Frank Hardy also acted in the show. One audience member was teenager Noeline Brown who was impressed that he could talk and smoke a pipe at the same time.
Mona Brand’s tributes to ordinary workers included the Pay as You Enter bus driver’s nightmare:
It’s when the peak hour comes around
I really get my fun
I’m cashier driver traffic copper
All rolled into one.
It’s: Here’s your change, move down the bus
Now leave the gangway clear
No, lady, there’s no tramlines now
They dragged them up last year.
And a later version, beginning:
You’ve heard about that Argus chap
Who had a thousand eyes
And all about that Dancing God
The Indians so prize
They say he had a dozen arms
But, hell, what’s all the fuss?
Those blokes got nothing on my form
I drive a one man bus.
Brand paid tribute in song to the dunny man:
Night and day
I am the one
Only me beneath the moon
When daylight is done
In the dead of night I creep
When the families are fast asleep
I work for you
Lousy pay!
Day and night
Stronger than roses now
There’s an oh such an awful ponging donging the nose of you
And its torment won’t be through
While you let me spend my life emptying pans for you
Night and day
On my pay!
And the shopkeeper’s lament:
Out at the door the greengrocer stands
Watching the customers throw up their hands,
Notes how each housewife is gazing her fill
Glory if he gets one, won’t he make her ring the till.

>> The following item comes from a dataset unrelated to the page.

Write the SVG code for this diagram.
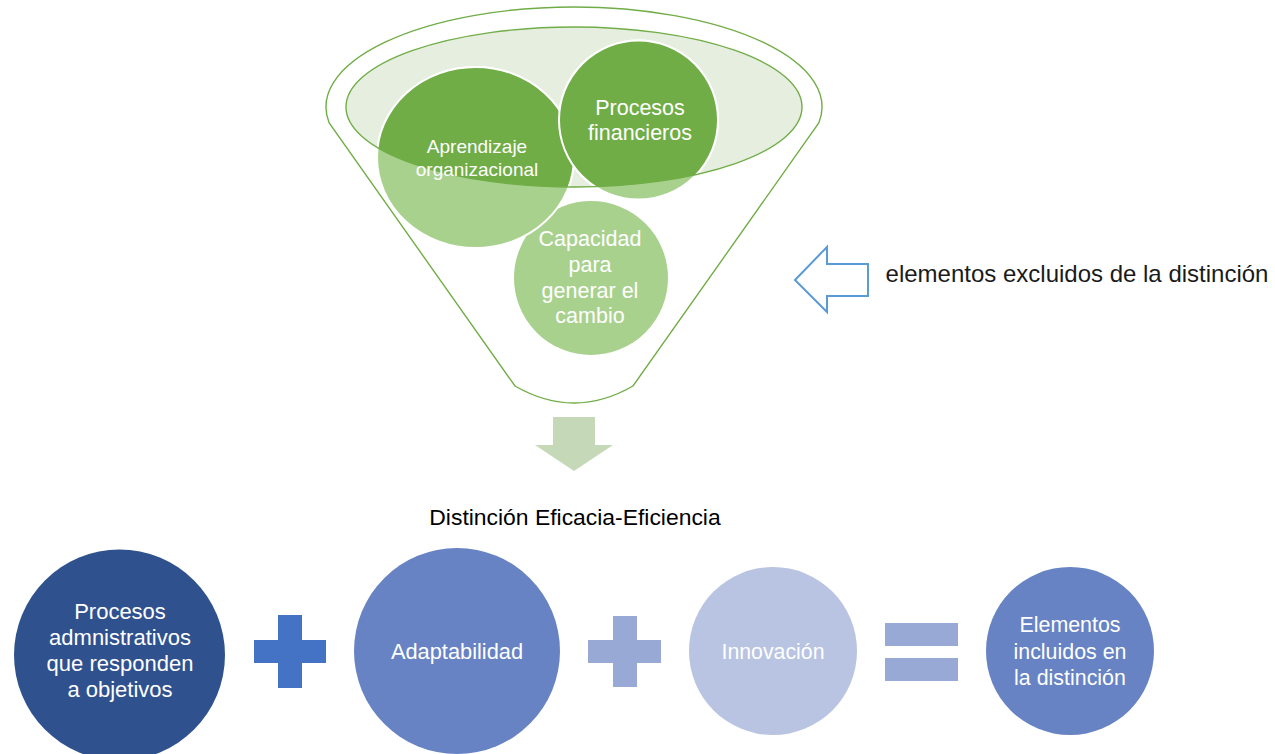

High go the prices high high high
Wise is the housewife when she goes by
She sees the price of cabbages and gives a mighty hiss
And curses old Bob Menzies who’s responsible for this.
High go the prices high high high
Sad is the housewife, I hear her sigh –
She’d like to buy some beans and she’d like to buy some peas
But 3/6 a pound is far too much to pay for these.